|A wedding to take place just beyond our hotel room's balcony!|
I'm the designated cryer of happy tears at weddings, graduations, christenings or brises. Hey, in every group, individuals have roles: leader, follower, prankster, peace-keeper, slacker, worker bee, and so on. A cryer isn't called upon often, but I'm there when needed.
Earlier this week, Hubs and I fled Houston for two days on Lake Travis. Our room had a balcony overlooking water, and when we stepped outside to admire the view, we spied the set-up for a wedding. Hooray! For me, a wedding ranks much higher, amenity-wise, than HBO and fancy toiletries. We settled into deck chairs and prepared to watch the ceremony. I did not, however, grab tissues. This was, after all, the wedding of strangers. I had no memories of the bride and groom as toddlers, sulky teenagers, or young adults with their first full-time jobs. Someone else would weep on cue.
Wouldn't you know my eyes filled long before the bride appeared. The flower girl, who'd been skipping across the lawn moments earlier, froze when it came time for her to walk the aisle. Her daddy had to carry her plus her tiny basket of rose petals.
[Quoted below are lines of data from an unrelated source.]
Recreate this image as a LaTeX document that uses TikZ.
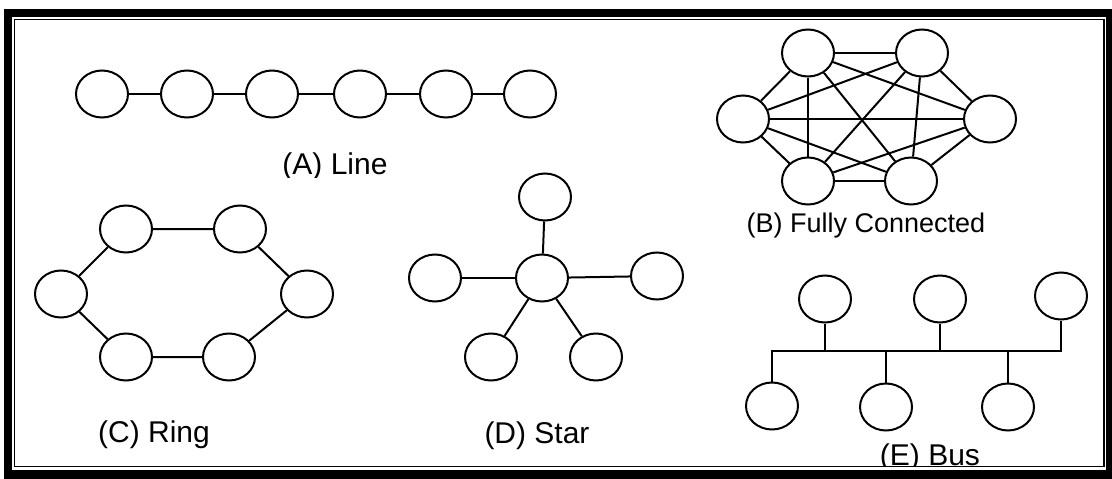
\documentclass[tikz,border=0pt]{standalone}
\usepackage{fontspec}
\setmainfont{Liberation Sans}
\usetikzlibrary{shapes.geometric}

\tikzset{
  nd/.style={draw, ellipse, line width=2pt, minimum width=52pt, minimum height=47pt, inner sep=0pt},
  lbl/.style={font=\fontsize{30}{36}\selectfont, inner sep=0pt, anchor=base},
}

\begin{document}
\begin{tikzpicture}[x=1pt, y=-1pt, line width=2pt]
  \useasboundingbox (0,0) rectangle (1112,479);
  % double frame
  \fill (4,9) rectangle (1112,479);
  \fill[white] (12,17) rectangle (1106,470);
  \draw[line width=1.5pt] (14.5,19.5) rectangle (1104,466.5);

  \begin{scope}
  \clip (15.25,20.25) rectangle (1103.25,465.75);

  % (A) line
  \foreach \i/\x in {1/102,2/187,3/272,4/360,5/446,6/530}
    \node[nd] (a\i) at (\x,94) {};
  \foreach \i [count=\j from 2] in {1,...,5}
    \draw (a\i) -- (a\j);
  \begin{scope}
    \clip (250,120) rectangle (420,177);
    \node[lbl] (la) at (335,174) {(A) Line};
  \end{scope}

  % (B) fully connected
  \node[nd] (b1) at (808,53) {};
  \node[nd] (b2) at (922,53) {};
  \node[nd] (b3) at (743,119) {};
  \node[nd] (b4) at (990,119) {};
  \node[nd] (b5) at (808,181) {};
  \node[nd] (b6) at (911,181) {};
  \foreach \i [evaluate=\i as \k using int(\i+1)] in {1,...,5}
    \foreach \j in {\k,...,6}
      \draw (b\i) -- (b\j);
  \node[lbl, font=\fontsize{27}{32}\selectfont] (lb) at (866,232) {(B) Fully Connected};

  % (C) ring
  \node[nd] (c1) at (126,229) {};
  \node[nd] (c2) at (240,229) {};
  \node[nd] (c3) at (307,294) {};
  \node[nd] (c4) at (229,357) {};
  \node[nd] (c5) at (126,357) {};
  \node[nd] (c6) at (61,294) {};
  \draw (c1) -- (c2) -- (c3) -- (c4) -- (c5) -- (c6) -- (c1);
  \node[lbl] (lc) at (154,442) {(C) Ring};

  % (D) star
  \node[nd] (d0) at (542,278) {};
  \node[nd] (d1) at (545,197) {};
  \node[nd] (d2) at (435,278) {};
  \node[nd] (d3) at (657,276) {};
  \node[nd] (d4) at (491,357) {};
  \node[nd] (d5) at (596,357) {};
  \foreach \i in {1,...,5}
    \draw (d0) -- (d\i);
  \node[lbl] (ld) at (537,443) {(D) Star};

  % (E) bus
  \node[nd] (e1) at (825,299) {};
  \node[nd] (e2) at (940,299) {};
  \node[nd] (e3) at (1061,296) {};
  \node[nd] (e4) at (772,406) {};
  \node[nd] (e5) at (886,407) {};
  \node[nd] (e6) at (1008,407) {};
  \coordinate (bus) at (0,351);
  \draw (e4.north) |- (bus -| e3.south) -- (e3.south);
  \foreach \n in {e1,e2}
    \draw (\n.south) -- (\n.south |- bus);
  \foreach \n in {e5,e6}
    \draw (\n.north) -- (\n.north |- bus);
  \node[lbl] (le) at (930,465) {(E) Bus};
  \end{scope}
\end{tikzpicture}
\end{document}
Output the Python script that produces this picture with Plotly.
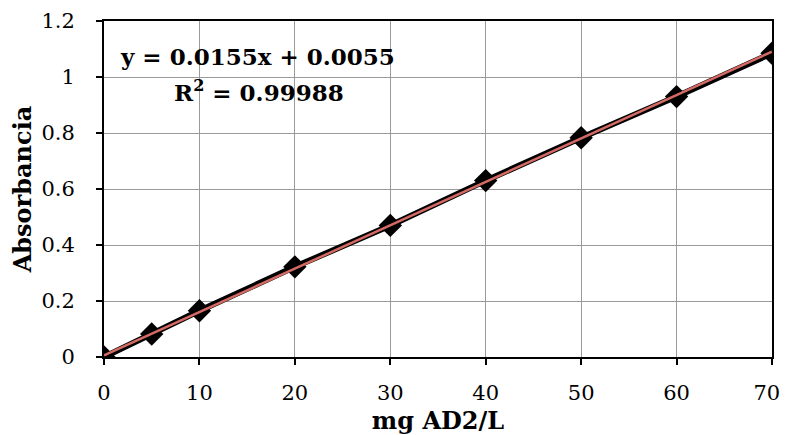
import plotly.graph_objects as go

conc = [0, 5, 10, 20, 30, 40, 50, 60, 70]
absorb = [0.0, 0.082, 0.165, 0.322, 0.470, 0.630, 0.783, 0.930, 1.085]
slope = 0.0155
intercept = 0.0055
trend_x = [0, 70]
trend_y = [intercept + slope * x for x in trend_x]
x_ticks = [0, 10, 20, 30, 40, 50, 60, 70]
x_ticktext = ["0", "10", "20", "30", "40", "50", "60", "70\u2002"]
y_ticks = [0, 0.2, 0.4, 0.6, 0.8, 1.0, 1.2]
y_ticktext = ["0", "0.2", "0.4", "0.6", "0.8", "1", "1.2"]

FONT = "DejaVu Serif"

fig = go.Figure()
fig.add_trace(go.Scatter(x=conc, y=absorb, mode="lines+markers",
                         line=dict(color="black", width=6),
                         marker=dict(symbol="diamond", size=18, color="black"),
                         showlegend=False, hoverinfo="skip"))
fig.add_trace(go.Scatter(x=trend_x, y=trend_y, mode="lines",
                         line=dict(color="#d46a64", width=2.5),
                         showlegend=False))

fig.add_annotation(x=0.230, y=0.893, xref="paper", yref="paper",
                   text="<b>y = 0.0155x + 0.0055</b>", showarrow=False,
                   font=dict(family=FONT, size=23, color="black"),
                   xanchor="center", yanchor="middle")
fig.add_annotation(x=0.232, y=0.792, xref="paper", yref="paper",
                   text="<b>R<sup>2</sup> = 0.99988</b>", showarrow=False,
                   font=dict(family=FONT, size=23, color="black"),
                   xanchor="center", yanchor="middle")

fig.update_layout(
    width=781, height=427,
    margin=dict(l=96, r=17, t=13, b=78, autoexpand=False),
    paper_bgcolor="white", plot_bgcolor="white",
    font=dict(family=FONT, size=21, color="black"),
)
fig.update_xaxes(range=[0, 70], tickvals=x_ticks, ticktext=x_ticktext,
                 showgrid=True, gridcolor="#9a9a9a", gridwidth=1.3,
                 showline=True, linecolor="black", linewidth=2, mirror=True,
                 ticks="outside", ticklen=6, tickwidth=2, tickcolor="black",
                 ticklabelstandoff=10, ticklabeloverflow="allow",
                 zeroline=False,
                 title=dict(text="<b>mg AD2/L</b>", font=dict(family=FONT, size=24), standoff=16),
                 tickfont=dict(family=FONT, size=21))
fig.update_yaxes(range=[0, 1.2], tickvals=y_ticks, ticktext=y_ticktext,
                 showgrid=True, gridcolor="#9a9a9a", gridwidth=1.3,
                 showline=True, linecolor="black", linewidth=2, mirror=True,
                 ticks="outside", ticklen=6, tickwidth=2, tickcolor="black",
                 ticklabelstandoff=17,
                 zeroline=False,
                 title=dict(text="<b>Absorbancia</b>", font=dict(family=FONT, size=24), standoff=9),
                 tickfont=dict(family=FONT, size=21))

fig.write_html("out.html")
The task of scattering the petals also fell to him since his daughter had wound her arms around his neck and buried her head between his neck and shoulder.
Next, the mothers of the bride and groom walked the aisle to the tune of Simon and Garfunkel's "Bridge over Troubled Water."
It's not a typical processional, and I couldn't remember all the lyrics, but what I recalled told me these two moms had been there, really been there, for their kids. I saluted them with tears.
"I'll take your part
When darkness comes
And pain is all around
Like a bridge over troubled water
I will lay me down."
Later in the ceremony, the moms stood beside the bride and groom. His arm looped over his mother's shoulder, and the bride held her mom's hand. I sniffled.
Throughout the ceremony, the writer in me made up stories. One of them may inspire a novel.
My take-away: 1. Weddings, no matter where, no matter whose, are magical. 2. Tears function as a canary in the coal mine--an early-warning system that indicates emotion is bubbling under the surface. As a writer, I want to tap that emotion. 3. Story ideas materialize in the most unexpected places.
Do you cry at weddings? Make up stories about strangers? Arrive early to pick up friends and family at the airport so you can watch the people milling around baggage claim?
Superlative news: Lark Howard, who started this blog and had to quit it due to her day-job responsibilities and evening writing schedule, made the finals of the Golden Heart, Romance Writers of America's prestigious contest for unpublished writers. Yay, Lark!